INSTRUCTIONS TO FOLLOW :: Keep only the lines that hold the string "image", filtering out the rest of the entries below.

LISTED ENTRIES ::
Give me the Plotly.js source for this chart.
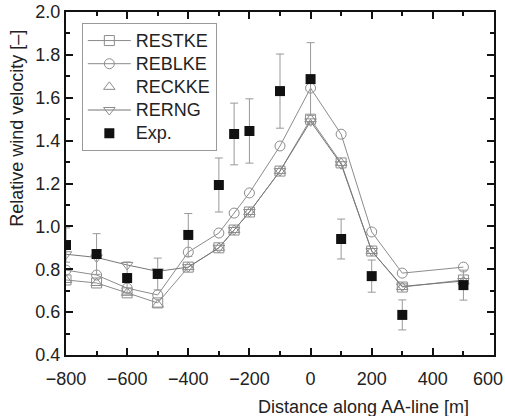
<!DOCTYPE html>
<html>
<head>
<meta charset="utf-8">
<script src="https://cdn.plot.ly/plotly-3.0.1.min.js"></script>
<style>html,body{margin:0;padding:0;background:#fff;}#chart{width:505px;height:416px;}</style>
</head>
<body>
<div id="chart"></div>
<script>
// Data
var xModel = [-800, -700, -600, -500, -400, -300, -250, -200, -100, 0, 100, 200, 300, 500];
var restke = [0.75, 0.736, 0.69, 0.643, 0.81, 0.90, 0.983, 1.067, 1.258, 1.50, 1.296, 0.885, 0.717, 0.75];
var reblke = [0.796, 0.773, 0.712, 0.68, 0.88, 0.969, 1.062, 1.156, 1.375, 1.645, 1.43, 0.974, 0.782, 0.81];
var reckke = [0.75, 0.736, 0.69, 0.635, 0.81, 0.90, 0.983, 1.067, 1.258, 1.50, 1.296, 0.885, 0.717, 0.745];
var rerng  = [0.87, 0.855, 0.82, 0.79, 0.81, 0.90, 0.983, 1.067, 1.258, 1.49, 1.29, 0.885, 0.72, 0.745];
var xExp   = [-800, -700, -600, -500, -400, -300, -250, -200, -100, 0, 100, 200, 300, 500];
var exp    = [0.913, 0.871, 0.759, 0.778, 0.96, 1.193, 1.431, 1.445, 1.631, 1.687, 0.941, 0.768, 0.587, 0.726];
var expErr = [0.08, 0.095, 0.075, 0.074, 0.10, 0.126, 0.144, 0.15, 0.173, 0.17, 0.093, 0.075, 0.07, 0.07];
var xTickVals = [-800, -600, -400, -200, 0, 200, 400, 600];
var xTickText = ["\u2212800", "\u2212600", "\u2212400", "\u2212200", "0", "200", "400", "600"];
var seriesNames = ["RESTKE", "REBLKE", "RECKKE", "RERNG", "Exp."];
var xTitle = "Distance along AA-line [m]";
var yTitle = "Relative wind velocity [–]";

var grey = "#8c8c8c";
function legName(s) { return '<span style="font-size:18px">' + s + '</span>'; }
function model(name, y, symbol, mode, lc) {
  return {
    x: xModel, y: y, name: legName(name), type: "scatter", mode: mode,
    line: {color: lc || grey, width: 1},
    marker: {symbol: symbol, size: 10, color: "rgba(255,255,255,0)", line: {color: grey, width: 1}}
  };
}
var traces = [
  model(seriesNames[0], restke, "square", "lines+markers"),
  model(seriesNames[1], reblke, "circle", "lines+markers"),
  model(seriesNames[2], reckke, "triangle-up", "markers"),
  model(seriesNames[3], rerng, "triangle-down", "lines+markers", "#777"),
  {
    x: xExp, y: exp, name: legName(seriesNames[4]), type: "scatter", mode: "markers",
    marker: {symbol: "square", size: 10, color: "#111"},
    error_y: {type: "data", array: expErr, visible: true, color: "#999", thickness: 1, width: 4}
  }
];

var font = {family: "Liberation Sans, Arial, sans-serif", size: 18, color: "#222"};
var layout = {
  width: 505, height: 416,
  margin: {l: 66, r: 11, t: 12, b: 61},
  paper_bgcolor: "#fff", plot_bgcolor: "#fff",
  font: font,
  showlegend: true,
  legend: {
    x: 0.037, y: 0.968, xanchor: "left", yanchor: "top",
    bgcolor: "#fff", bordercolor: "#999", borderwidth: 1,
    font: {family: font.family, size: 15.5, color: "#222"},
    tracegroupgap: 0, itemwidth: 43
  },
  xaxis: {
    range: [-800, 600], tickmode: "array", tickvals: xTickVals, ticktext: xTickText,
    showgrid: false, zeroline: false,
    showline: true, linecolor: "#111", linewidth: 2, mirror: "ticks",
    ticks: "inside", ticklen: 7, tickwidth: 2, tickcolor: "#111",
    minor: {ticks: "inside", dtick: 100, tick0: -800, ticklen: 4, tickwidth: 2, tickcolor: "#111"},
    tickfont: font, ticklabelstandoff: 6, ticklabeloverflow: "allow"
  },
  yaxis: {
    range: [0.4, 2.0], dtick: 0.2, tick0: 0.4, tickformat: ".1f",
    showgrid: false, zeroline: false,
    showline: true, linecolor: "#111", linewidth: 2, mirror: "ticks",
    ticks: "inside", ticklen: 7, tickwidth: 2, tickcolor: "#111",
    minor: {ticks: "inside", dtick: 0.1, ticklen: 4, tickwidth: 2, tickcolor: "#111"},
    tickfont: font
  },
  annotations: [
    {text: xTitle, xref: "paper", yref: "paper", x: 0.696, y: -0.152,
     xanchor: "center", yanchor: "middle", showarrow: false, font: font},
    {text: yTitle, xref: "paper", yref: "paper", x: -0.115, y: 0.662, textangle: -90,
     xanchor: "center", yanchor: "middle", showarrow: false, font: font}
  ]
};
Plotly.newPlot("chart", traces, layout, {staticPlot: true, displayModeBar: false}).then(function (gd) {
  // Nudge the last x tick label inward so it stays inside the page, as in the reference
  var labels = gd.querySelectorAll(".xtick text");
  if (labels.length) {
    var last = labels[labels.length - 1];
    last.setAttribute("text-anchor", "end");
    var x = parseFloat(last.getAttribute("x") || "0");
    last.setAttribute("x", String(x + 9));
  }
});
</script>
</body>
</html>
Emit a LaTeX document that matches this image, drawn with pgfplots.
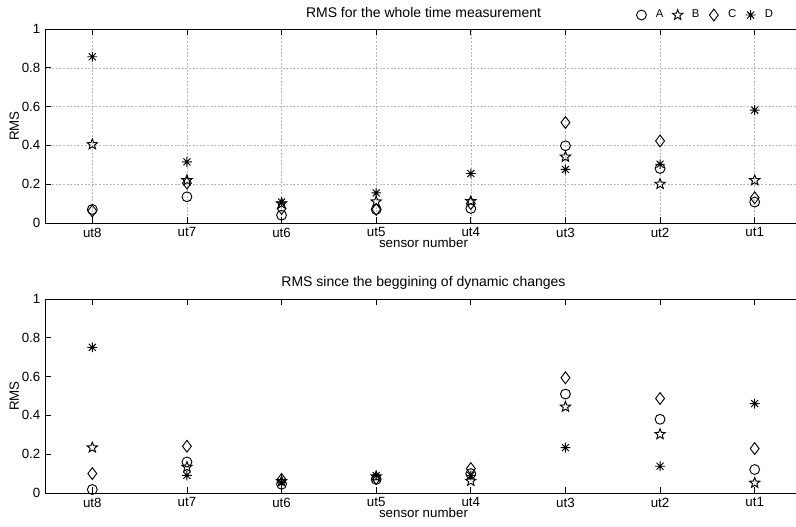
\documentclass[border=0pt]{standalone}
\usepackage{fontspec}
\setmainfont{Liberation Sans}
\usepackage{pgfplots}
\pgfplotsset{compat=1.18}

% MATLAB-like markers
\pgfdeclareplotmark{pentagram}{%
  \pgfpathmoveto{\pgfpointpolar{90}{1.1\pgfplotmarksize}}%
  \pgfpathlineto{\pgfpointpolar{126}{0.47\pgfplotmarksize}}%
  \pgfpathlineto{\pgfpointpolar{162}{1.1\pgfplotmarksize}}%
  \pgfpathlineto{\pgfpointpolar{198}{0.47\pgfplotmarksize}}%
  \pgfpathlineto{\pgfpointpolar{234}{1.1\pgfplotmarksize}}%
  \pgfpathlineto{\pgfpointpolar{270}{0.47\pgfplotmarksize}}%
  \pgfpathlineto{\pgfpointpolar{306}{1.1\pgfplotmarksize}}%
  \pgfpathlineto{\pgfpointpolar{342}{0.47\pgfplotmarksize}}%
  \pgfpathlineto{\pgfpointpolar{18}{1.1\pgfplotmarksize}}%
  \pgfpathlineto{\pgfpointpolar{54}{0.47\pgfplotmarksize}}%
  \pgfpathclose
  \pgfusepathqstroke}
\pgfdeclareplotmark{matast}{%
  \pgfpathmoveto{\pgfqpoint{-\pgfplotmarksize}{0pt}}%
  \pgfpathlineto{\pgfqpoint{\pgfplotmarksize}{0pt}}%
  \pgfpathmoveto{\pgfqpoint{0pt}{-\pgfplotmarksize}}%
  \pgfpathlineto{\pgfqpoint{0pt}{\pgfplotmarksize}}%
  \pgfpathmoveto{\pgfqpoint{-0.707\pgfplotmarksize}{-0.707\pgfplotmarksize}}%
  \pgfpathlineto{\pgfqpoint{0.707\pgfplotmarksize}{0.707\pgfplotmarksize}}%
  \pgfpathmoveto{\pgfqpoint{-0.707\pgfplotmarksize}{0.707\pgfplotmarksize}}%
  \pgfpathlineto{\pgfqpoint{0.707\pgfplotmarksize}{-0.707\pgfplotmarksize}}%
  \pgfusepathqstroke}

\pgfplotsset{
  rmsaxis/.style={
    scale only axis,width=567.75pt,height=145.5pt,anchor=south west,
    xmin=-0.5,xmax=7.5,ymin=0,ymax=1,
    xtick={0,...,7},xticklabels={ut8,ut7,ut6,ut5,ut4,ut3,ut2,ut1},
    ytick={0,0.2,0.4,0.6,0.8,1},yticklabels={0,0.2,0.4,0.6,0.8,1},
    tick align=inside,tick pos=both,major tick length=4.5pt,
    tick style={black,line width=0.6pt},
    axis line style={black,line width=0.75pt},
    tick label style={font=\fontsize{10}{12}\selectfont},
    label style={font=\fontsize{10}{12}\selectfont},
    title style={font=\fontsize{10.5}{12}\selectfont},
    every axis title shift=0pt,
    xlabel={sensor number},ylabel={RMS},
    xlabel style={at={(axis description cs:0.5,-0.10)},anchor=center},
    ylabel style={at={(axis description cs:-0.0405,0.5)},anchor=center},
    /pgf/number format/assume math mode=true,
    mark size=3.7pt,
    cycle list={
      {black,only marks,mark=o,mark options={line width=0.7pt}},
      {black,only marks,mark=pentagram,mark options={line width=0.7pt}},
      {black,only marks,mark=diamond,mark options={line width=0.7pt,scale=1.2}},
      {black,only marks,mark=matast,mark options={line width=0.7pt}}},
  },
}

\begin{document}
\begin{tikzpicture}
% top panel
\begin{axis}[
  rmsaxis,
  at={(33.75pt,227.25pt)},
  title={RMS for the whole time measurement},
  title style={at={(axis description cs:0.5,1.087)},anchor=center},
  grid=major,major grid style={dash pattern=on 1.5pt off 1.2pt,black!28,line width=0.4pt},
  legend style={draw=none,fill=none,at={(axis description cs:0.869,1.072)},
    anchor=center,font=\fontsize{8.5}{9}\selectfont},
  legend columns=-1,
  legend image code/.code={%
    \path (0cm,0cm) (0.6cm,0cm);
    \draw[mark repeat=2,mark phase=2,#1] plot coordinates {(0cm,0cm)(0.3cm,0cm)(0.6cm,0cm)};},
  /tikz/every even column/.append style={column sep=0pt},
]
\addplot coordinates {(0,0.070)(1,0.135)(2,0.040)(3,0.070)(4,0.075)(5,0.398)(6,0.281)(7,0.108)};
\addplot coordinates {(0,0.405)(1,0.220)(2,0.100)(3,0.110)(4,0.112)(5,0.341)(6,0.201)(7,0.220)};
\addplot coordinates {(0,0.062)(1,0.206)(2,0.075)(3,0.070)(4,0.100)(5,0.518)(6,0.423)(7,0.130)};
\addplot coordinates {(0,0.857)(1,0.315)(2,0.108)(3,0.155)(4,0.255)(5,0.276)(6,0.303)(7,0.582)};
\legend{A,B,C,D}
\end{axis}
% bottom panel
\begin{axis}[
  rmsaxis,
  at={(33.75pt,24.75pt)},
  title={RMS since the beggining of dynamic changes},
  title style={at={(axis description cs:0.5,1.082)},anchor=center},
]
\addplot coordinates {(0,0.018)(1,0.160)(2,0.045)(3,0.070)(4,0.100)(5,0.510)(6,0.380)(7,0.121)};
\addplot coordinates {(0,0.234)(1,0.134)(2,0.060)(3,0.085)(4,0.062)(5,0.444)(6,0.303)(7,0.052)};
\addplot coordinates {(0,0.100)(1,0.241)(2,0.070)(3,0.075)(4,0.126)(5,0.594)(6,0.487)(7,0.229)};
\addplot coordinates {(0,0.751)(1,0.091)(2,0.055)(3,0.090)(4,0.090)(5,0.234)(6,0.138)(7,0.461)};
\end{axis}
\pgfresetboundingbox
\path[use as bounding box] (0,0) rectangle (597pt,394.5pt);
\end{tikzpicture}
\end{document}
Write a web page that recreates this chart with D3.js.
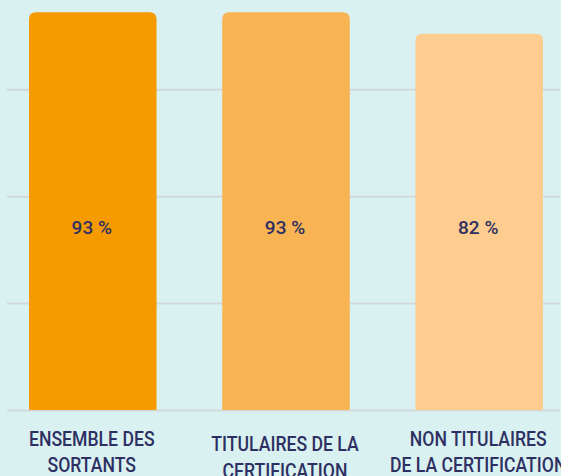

FINISHED TASK ::
Emit a LaTeX document that matches this image, drawn with pgfplots.
  legend image code/.code={%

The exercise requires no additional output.